%%

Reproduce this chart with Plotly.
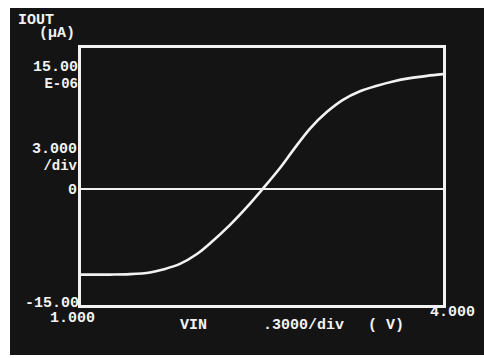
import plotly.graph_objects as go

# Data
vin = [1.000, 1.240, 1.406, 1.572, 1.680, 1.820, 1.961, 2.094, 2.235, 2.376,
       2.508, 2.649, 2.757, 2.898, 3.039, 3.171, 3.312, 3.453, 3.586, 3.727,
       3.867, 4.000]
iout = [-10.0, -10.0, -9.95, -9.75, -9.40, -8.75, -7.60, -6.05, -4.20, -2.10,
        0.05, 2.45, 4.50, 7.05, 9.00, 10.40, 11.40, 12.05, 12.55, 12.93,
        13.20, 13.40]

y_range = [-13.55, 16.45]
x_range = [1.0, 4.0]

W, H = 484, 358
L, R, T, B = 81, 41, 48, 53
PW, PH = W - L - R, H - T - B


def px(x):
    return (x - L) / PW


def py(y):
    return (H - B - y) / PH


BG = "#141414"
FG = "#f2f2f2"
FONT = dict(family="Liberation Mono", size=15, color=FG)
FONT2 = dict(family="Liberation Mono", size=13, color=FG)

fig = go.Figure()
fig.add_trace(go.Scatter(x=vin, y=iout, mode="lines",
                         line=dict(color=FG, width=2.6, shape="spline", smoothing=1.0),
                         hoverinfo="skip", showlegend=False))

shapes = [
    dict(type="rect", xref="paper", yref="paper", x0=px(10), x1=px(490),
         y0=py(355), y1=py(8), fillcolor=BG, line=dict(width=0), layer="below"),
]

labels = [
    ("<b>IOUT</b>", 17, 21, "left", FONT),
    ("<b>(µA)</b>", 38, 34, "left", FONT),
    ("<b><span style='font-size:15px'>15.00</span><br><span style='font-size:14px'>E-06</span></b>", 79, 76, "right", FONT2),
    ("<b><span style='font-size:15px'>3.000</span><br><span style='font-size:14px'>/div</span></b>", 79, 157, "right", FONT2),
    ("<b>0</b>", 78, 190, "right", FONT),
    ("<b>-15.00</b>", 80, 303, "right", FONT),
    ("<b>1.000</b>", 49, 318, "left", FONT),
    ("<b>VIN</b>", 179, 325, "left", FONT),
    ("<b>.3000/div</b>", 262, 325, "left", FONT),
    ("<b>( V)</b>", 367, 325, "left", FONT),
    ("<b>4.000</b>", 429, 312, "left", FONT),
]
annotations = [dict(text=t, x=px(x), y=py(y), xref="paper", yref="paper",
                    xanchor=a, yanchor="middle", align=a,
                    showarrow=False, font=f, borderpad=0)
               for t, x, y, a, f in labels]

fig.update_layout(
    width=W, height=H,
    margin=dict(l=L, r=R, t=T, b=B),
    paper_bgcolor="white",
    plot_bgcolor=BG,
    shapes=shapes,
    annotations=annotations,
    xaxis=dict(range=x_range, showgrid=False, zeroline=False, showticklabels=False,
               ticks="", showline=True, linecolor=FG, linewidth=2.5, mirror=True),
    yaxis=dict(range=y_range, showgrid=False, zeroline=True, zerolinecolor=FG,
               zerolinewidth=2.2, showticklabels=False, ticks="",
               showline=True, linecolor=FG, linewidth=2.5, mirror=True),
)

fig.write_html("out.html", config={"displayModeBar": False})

%%

== THE TASK ==
Pictures are excluded; copy all other data exactly as shown.

== EXERCISE SOLUTION ==
Reproduce this chart with Plotly.
import plotly.graph_objects as go

# Data
vin = [1.000, 1.240, 1.406, 1.572, 1.680, 1.820, 1.961, 2.094, 2.235, 2.376,
       2.508, 2.649, 2.757, 2.898, 3.039, 3.171, 3.312, 3.453, 3.586, 3.727,
       3.867, 4.000]
iout = [-10.0, -10.0, -9.95, -9.75, -9.40, -8.75, -7.60, -6.05, -4.20, -2.10,
        0.05, 2.45, 4.50, 7.05, 9.00, 10.40, 11.40, 12.05, 12.55, 12.93,
        13.20, 13.40]

y_range = [-13.55, 16.45]
x_range = [1.0, 4.0]

W, H = 484, 358
L, R, T, B = 81, 41, 48, 53
PW, PH = W - L - R, H - T - B


def px(x):
    return (x - L) / PW


def py(y):
    return (H - B - y) / PH


BG = "#141414"
FG = "#f2f2f2"
FONT = dict(family="Liberation Mono", size=15, color=FG)
FONT2 = dict(family="Liberation Mono", size=13, color=FG)

fig = go.Figure()
fig.add_trace(go.Scatter(x=vin, y=iout, mode="lines",
                         line=dict(color=FG, width=2.6, shape="spline", smoothing=1.0),
                         hoverinfo="skip", showlegend=False))

shapes = [
    dict(type="rect", xref="paper", yref="paper", x0=px(10), x1=px(490),
         y0=py(355), y1=py(8), fillcolor=BG, line=dict(width=0), layer="below"),
]

labels = [
    ("<b>IOUT</b>", 17, 21, "left", FONT),
    ("<b>(µA)</b>", 38, 34, "left", FONT),
    ("<b><span style='font-size:15px'>15.00</span><br><span style='font-size:14px'>E-06</span></b>", 79, 76, "right", FONT2),
    ("<b><span style='font-size:15px'>3.000</span><br><span style='font-size:14px'>/div</span></b>", 79, 157, "right", FONT2),
    ("<b>0</b>", 78, 190, "right", FONT),
    ("<b>-15.00</b>", 80, 303, "right", FONT),
    ("<b>1.000</b>", 49, 318, "left", FONT),
    ("<b>VIN</b>", 179, 325, "left", FONT),
    ("<b>.3000/div</b>", 262, 325, "left", FONT),
    ("<b>( V)</b>", 367, 325, "left", FONT),
    ("<b>4.000</b>", 429, 312, "left", FONT),
]
annotations = [dict(text=t, x=px(x), y=py(y), xref="paper", yref="paper",
                    xanchor=a, yanchor="middle", align=a,
                    showarrow=False, font=f, borderpad=0)
               for t, x, y, a, f in labels]

fig.update_layout(
    width=W, height=H,
    margin=dict(l=L, r=R, t=T, b=B),
    paper_bgcolor="white",
    plot_bgcolor=BG,
    shapes=shapes,
    annotations=annotations,
    xaxis=dict(range=x_range, showgrid=False, zeroline=False, showticklabels=False,
               ticks="", showline=True, linecolor=FG, linewidth=2.5, mirror=True),
    yaxis=dict(range=y_range, showgrid=False, zeroline=True, zerolinecolor=FG,
               zerolinewidth=2.2, showticklabels=False, ticks="",
               showline=True, linecolor=FG, linewidth=2.5, mirror=True),
)

fig.write_html("out.html", config={"displayModeBar": False})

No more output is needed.